What is expected
Skip every image and restate the data word for word.

Code that draws figures
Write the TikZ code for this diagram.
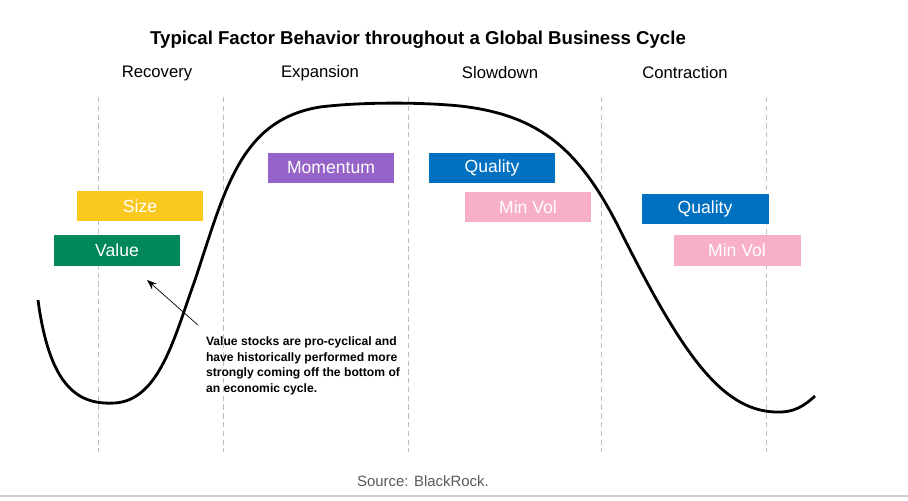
\documentclass[tikz,border=0pt]{standalone}
\usepackage{fontspec}
\setmainfont{Liberation Sans}
\usetikzlibrary{arrows.meta}
\definecolor{sizeyellow}{RGB}{250,200,30}
\definecolor{valuegreen}{RGB}{0,135,90}
\definecolor{mompurple}{RGB}{150,100,200}
\definecolor{qualblue}{RGB}{0,112,192}
\definecolor{minpink}{RGB}{248,175,200}
\begin{document}
\begin{tikzpicture}[x=0.02cm,y=-0.02cm]
    \tikzset{factor/.style = {fill=#1, text=white, minimum width=2.54cm, minimum height=0.62cm, inner sep=0pt, font=\fontsize{10}{12}\selectfont}}
    \tikzset{phase/.style = {font=\fontsize{9.5}{12}\selectfont}}
    \tikzset{divider/.style = {densely dashed, gray!50, thin}}

    \useasboundingbox (0,0) rectangle (908,500);

    % title and phases
    \node[font=\bfseries\fontsize{10.6}{13}\selectfont] (title) at (418,40) {Typical Factor Behavior throughout a Global Business Cycle};
    \node[phase] (recovery) at (157,73) {Recovery};
    \node[phase] (expansion) at (320,73) {Expansion};
    \node[phase] (slowdown) at (500,73) {Slowdown};
    \node[phase] (contraction) at (685,73) {Contraction};

    % dividers
    \foreach \x in {98,223,408,601,766}
        \draw[divider] (\x,97) -- (\x,452);

    % business cycle
    \draw[line width=1.6pt] (38,300) .. controls (50,390) and (80,405) .. (115,403)
        .. controls (160,400) and (175,335) .. (195,280)
        .. controls (225,190) and (240,120) .. (320,107)
        .. controls (360,102) and (420,102) .. (460,106)
        .. controls (540,115) and (580,150) .. (620,230)
        .. controls (680,350) and (720,410) .. (775,412)
        .. controls (795,413) and (805,405) .. (815,396);

    % factor boxes
    \node[factor=sizeyellow] (size) at (140,206) {Size};
    \node[factor=valuegreen] (value) at (117,250) {Value};
    \node[factor=mompurple] (momentum) at (331,168) {Momentum};
    \node[factor=qualblue] (quality1) at (492,168) {Quality};
    \node[factor=minpink] (minvol1) at (528,207) {Min Vol};
    \node[factor=qualblue] (quality2) at (705,209) {Quality};
    \node[factor=minpink] (minvol2) at (737,250) {Min Vol};

    % annotation
    \node[font=\bfseries\fontsize{6.9}{8.8}\selectfont, align=left] (note) at (303,366)
        {Value stocks are pro-cyclical and\\have historically performed more\\strongly coming off the bottom of\\an economic cycle.};
    \coordinate (tip) at (147,280);
    \draw[-{Stealth[length=2mm]}] (note.north west) ++(-2,-6) coordinate (tail) (tail) -- (tip);

    % source
    \node[gray!70!black, font=\fontsize{8.5}{10}\selectfont] (source) at (423,481) {Source: BlackRock.};
    \draw[gray!40, line width=1.2pt] (0,496) -- (908,496);
\end{tikzpicture}
\end{document}
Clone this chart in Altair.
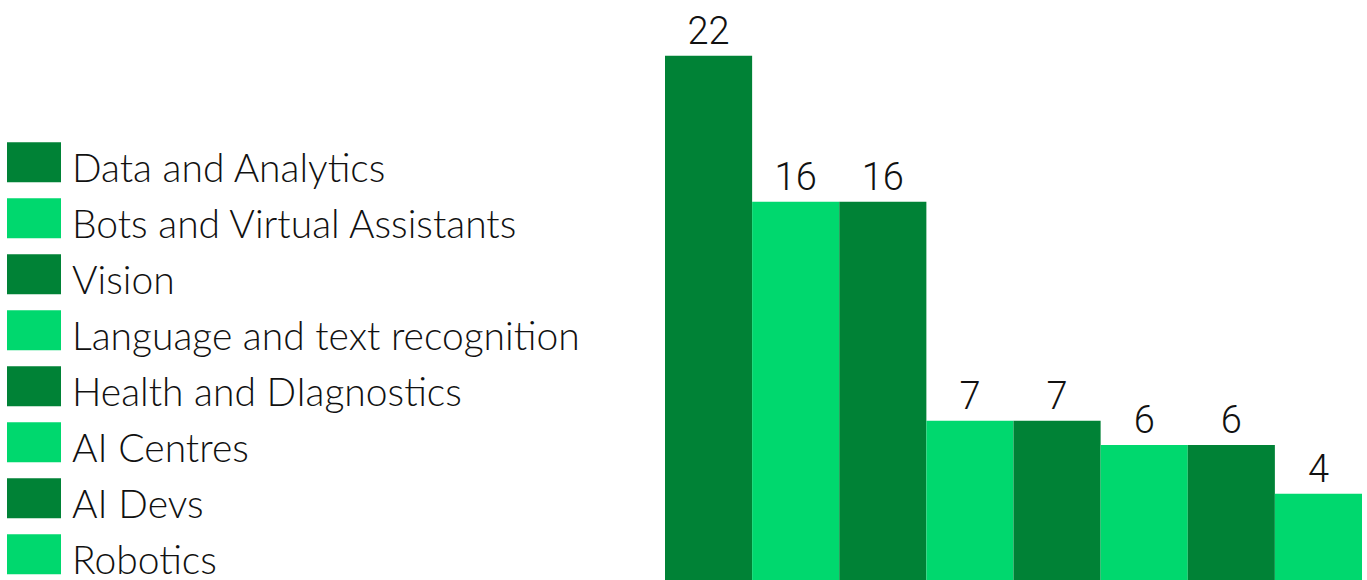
import altair as alt
import pandas as pd

categories = ["Data and Analytics", "Bots and Virtual Assistants", "Vision",
              "Language and text recognition", "Health and DIagnostics",
              "AI Centres", "AI Devs", "Robotics"]
values = [22, 16, 16, 7, 7, 6, 6, 4]
colors = ["#008236", "#00D86E", "#008236", "#00D86E",
          "#008236", "#00D86E", "#008236", "#00D86E"]

df = pd.DataFrame({"category": categories, "value": values})

x = alt.X("category:N", sort=categories, axis=None,
          scale=alt.Scale(paddingInner=0, paddingOuter=0))
y = alt.Y("value:Q", axis=None, scale=alt.Scale(domain=[0.45, 24.29], nice=False, zero=False))

bars = alt.Chart(df).mark_bar(clip=True).encode(
    x=x, y=y,
    color=alt.Color("category:N", sort=categories,
                    scale=alt.Scale(domain=categories, range=colors),
                    legend=alt.Legend(
                        title=None, orient="none", legendX=-658, legendY=143,
                        symbolType="M-1,-1.03L1,-1.03L1,0.45L-1,0.45Z",
                        symbolSize=2916, symbolStrokeWidth=0, symbolOpacity=1,
                        labelFontSize=39, labelFont="Lato", labelFontWeight=300,
                        labelColor="#111111",
                        labelOffset=11, rowPadding=8, padding=0,
                        labelLimit=700)),
)

labels = alt.Chart(df).mark_text(dy=-4, baseline="bottom", fontSize=38,
                                 font="Roboto", fontWeight=300, color="#111111").encode(
    x=x, y=y, text="value:Q")

chart = (bars + labels).properties(
    width=697, height=580,
    padding={"left": 665, "top": 0, "right": 5, "bottom": 0},
    autosize=alt.AutoSizeParams(type="none"),
).configure_view(stroke=None)

chart.save("out.html", embed_options={"renderer": "svg", "actions": False})
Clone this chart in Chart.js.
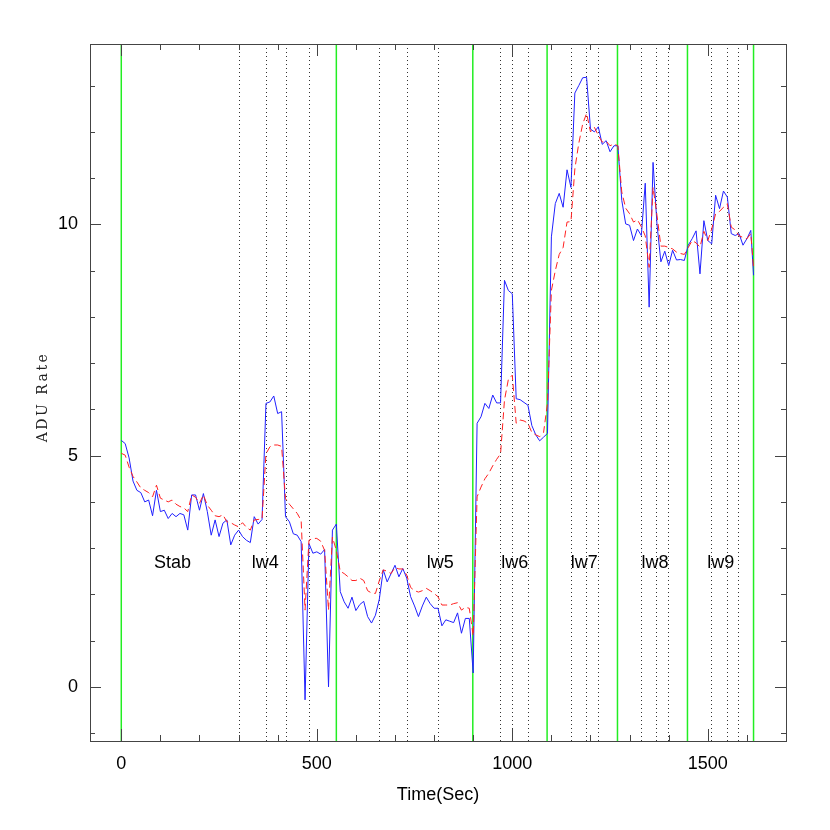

Solution for this exercise
Write the TikZ code for this diagram.
\documentclass[tikz,border=0pt]{standalone}
\usepackage{fontspec}
\setmainfont{Liberation Sans}
\usetikzlibrary{arrows.meta}
\definecolor{sizeyellow}{RGB}{250,200,30}
\definecolor{valuegreen}{RGB}{0,135,90}
\definecolor{mompurple}{RGB}{150,100,200}
\definecolor{qualblue}{RGB}{0,112,192}
\definecolor{minpink}{RGB}{248,175,200}
\begin{document}
\begin{tikzpicture}[x=0.02cm,y=-0.02cm]
    \tikzset{factor/.style = {fill=#1, text=white, minimum width=2.54cm, minimum height=0.62cm, inner sep=0pt, font=\fontsize{10}{12}\selectfont}}
    \tikzset{phase/.style = {font=\fontsize{9.5}{12}\selectfont}}
    \tikzset{divider/.style = {densely dashed, gray!50, thin}}

    \useasboundingbox (0,0) rectangle (908,500);

    % title and phases
    \node[font=\bfseries\fontsize{10.6}{13}\selectfont] (title) at (418,40) {Typical Factor Behavior throughout a Global Business Cycle};
    \node[phase] (recovery) at (157,73) {Recovery};
    \node[phase] (expansion) at (320,73) {Expansion};
    \node[phase] (slowdown) at (500,73) {Slowdown};
    \node[phase] (contraction) at (685,73) {Contraction};

    % dividers
    \foreach \x in {98,223,408,601,766}
        \draw[divider] (\x,97) -- (\x,452);

    % business cycle
    \draw[line width=1.6pt] (38,300) .. controls (50,390) and (80,405) .. (115,403)
        .. controls (160,400) and (175,335) .. (195,280)
        .. controls (225,190) and (240,120) .. (320,107)
        .. controls (360,102) and (420,102) .. (460,106)
        .. controls (540,115) and (580,150) .. (620,230)
        .. controls (680,350) and (720,410) .. (775,412)
        .. controls (795,413) and (805,405) .. (815,396);

    % factor boxes
    \node[factor=sizeyellow] (size) at (140,206) {Size};
    \node[factor=valuegreen] (value) at (117,250) {Value};
    \node[factor=mompurple] (momentum) at (331,168) {Momentum};
    \node[factor=qualblue] (quality1) at (492,168) {Quality};
    \node[factor=minpink] (minvol1) at (528,207) {Min Vol};
    \node[factor=qualblue] (quality2) at (705,209) {Quality};
    \node[factor=minpink] (minvol2) at (737,250) {Min Vol};

    % annotation
    \node[font=\bfseries\fontsize{6.9}{8.8}\selectfont, align=left] (note) at (303,366)
        {Value stocks are pro-cyclical and\\have historically performed more\\strongly coming off the bottom of\\an economic cycle.};
    \coordinate (tip) at (147,280);
    \draw[-{Stealth[length=2mm]}] (note.north west) ++(-2,-6) coordinate (tail) (tail) -- (tip);

    % source
    \node[gray!70!black, font=\fontsize{8.5}{10}\selectfont] (source) at (423,481) {Source: BlackRock.};
    \draw[gray!40, line width=1.2pt] (0,496) -- (908,496);
\end{tikzpicture}
\end{document}
Clone this chart in Altair.
import altair as alt
import pandas as pd

categories = ["Data and Analytics", "Bots and Virtual Assistants", "Vision",
              "Language and text recognition", "Health and DIagnostics",
              "AI Centres", "AI Devs", "Robotics"]
values = [22, 16, 16, 7, 7, 6, 6, 4]
colors = ["#008236", "#00D86E", "#008236", "#00D86E",
          "#008236", "#00D86E", "#008236", "#00D86E"]

df = pd.DataFrame({"category": categories, "value": values})

x = alt.X("category:N", sort=categories, axis=None,
          scale=alt.Scale(paddingInner=0, paddingOuter=0))
y = alt.Y("value:Q", axis=None, scale=alt.Scale(domain=[0.45, 24.29], nice=False, zero=False))

bars = alt.Chart(df).mark_bar(clip=True).encode(
    x=x, y=y,
    color=alt.Color("category:N", sort=categories,
                    scale=alt.Scale(domain=categories, range=colors),
                    legend=alt.Legend(
                        title=None, orient="none", legendX=-658, legendY=143,
                        symbolType="M-1,-1.03L1,-1.03L1,0.45L-1,0.45Z",
                        symbolSize=2916, symbolStrokeWidth=0, symbolOpacity=1,
                        labelFontSize=39, labelFont="Lato", labelFontWeight=300,
                        labelColor="#111111",
                        labelOffset=11, rowPadding=8, padding=0,
                        labelLimit=700)),
)

labels = alt.Chart(df).mark_text(dy=-4, baseline="bottom", fontSize=38,
                                 font="Roboto", fontWeight=300, color="#111111").encode(
    x=x, y=y, text="value:Q")

chart = (bars + labels).properties(
    width=697, height=580,
    padding={"left": 665, "top": 0, "right": 5, "bottom": 0},
    autosize=alt.AutoSizeParams(type="none"),
).configure_view(stroke=None)

chart.save("out.html", embed_options={"renderer": "svg", "actions": False})
Clone this chart in Chart.js.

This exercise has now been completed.